Между прочим, «Молодая гвардия» опять что-то затеяла с книгой. Редактора не шлют и помалкивают. Я так изнервничался, что на руках (в сгибах локтей) выступила у меня экзема, чего сроду не бывало. С 64-го года пьют они из меня кровь. Лопнет скоро у меня терпение, заберу я у них повести и отдам их в другое издательство. Но это значит — в нынешнем году мне книжки не видать. А последняя — «Поросли окопы...» вышла в начале 65-го года. Вот тут и проживи! Бесправие писательское у нас всё-таки жуткое. Вроде стены кругом, куда ни торкнешься, всё лбом стукнешься и отскочишь!

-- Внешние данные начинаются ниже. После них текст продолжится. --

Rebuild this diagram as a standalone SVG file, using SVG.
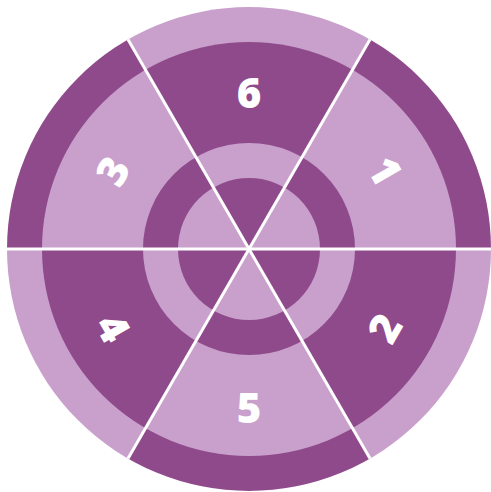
<svg xmlns="http://www.w3.org/2000/svg" xmlns:xlink="http://www.w3.org/1999/xlink" width="491" height="492" viewBox="0 0 491 492">
  <style>
    .dk { fill: #8f4a8c; }
    .lt { fill: #c9a0cc; }
    .num { font-family: "Open Sans", "Liberation Sans", sans-serif; font-weight: 800; font-size: 42px; fill: #ffffff; text-anchor: middle; }
    .div { stroke: #ffffff; stroke-width: 3; fill: none; }
  </style>
  <defs>
    <g id="patA">
      <circle cx="249" cy="249" r="242" class="lt"/>
      <circle cx="249" cy="249" r="207" class="dk"/>
      <circle cx="249" cy="249" r="106" class="lt"/>
      <circle cx="249" cy="249" r="71" class="dk"/>
    </g>
    <g id="patB">
      <circle cx="249" cy="249" r="242" class="dk"/>
      <circle cx="249" cy="249" r="207" class="lt"/>
      <circle cx="249" cy="249" r="106" class="dk"/>
      <circle cx="249" cy="249" r="71" class="lt"/>
    </g>
    <clipPath id="w1"><polygon points="249,249 549,249 399,-10.8"/></clipPath>
    <clipPath id="w6"><polygon points="249,249 399,-10.8 99,-10.8"/></clipPath>
    <clipPath id="w3"><polygon points="249,249 99,-10.8 -51,249"/></clipPath>
    <clipPath id="w4"><polygon points="249,249 -51,249 99,508.8"/></clipPath>
    <clipPath id="w5"><polygon points="249,249 99,508.8 399,508.8"/></clipPath>
    <clipPath id="w2"><polygon points="249,249 399,508.8 549,249"/></clipPath>
  </defs>
  <rect width="491" height="492" fill="#ffffff"/>
  <g id="sector-1">
    <use xlink:href="#patB" clip-path="url(#w1)"/>
    <text class="num" transform="translate(385,171) rotate(60)" y="15">1</text>
  </g>
  <g id="sector-2">
    <use xlink:href="#patA" clip-path="url(#w2)"/>
    <text class="num" transform="translate(385,328) rotate(-60)" y="15">2</text>
  </g>
  <g id="sector-3">
    <use xlink:href="#patB" clip-path="url(#w3)"/>
    <text class="num" transform="translate(113,171) rotate(-60)" y="15">3</text>
  </g>
  <g id="sector-4">
    <use xlink:href="#patA" clip-path="url(#w4)"/>
    <text class="num" transform="translate(113,328) rotate(60)" y="15">4</text>
  </g>
  <g id="sector-5">
    <use xlink:href="#patB" clip-path="url(#w5)"/>
    <text class="num" x="249" y="423">5</text>
  </g>
  <g id="sector-6">
    <use xlink:href="#patA" clip-path="url(#w6)"/>
    <text class="num" x="249" y="108">6</text>
  </g>
  <g id="dividers">
    <line class="div" x1="7" y1="249" x2="491" y2="249"/>
    <line class="div" x1="370" y1="39.4" x2="128" y2="458.6"/>
    <line class="div" x1="128" y1="39.4" x2="370" y2="458.6"/>
  </g>
</svg>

Живу всё ещё в деревне. Рыба не клюёт совсем. Поймал пять судаков, и на этом мои подвиги кончились. Доделываю последний рассказ «Страниц» и собираюсь домой, пока по льду ходить ещё можно. Охоту, говорят, нынче не откроют. А хотелось побегать по лесу с ружьишком. Я хоть весною никого и не убиваю, но наслаждаюсь лесом, волнуюсь весною. А так ведь даже понарошке с ружьём не выскочишь — защитник природы! А без ружья не умею, не интересно сие.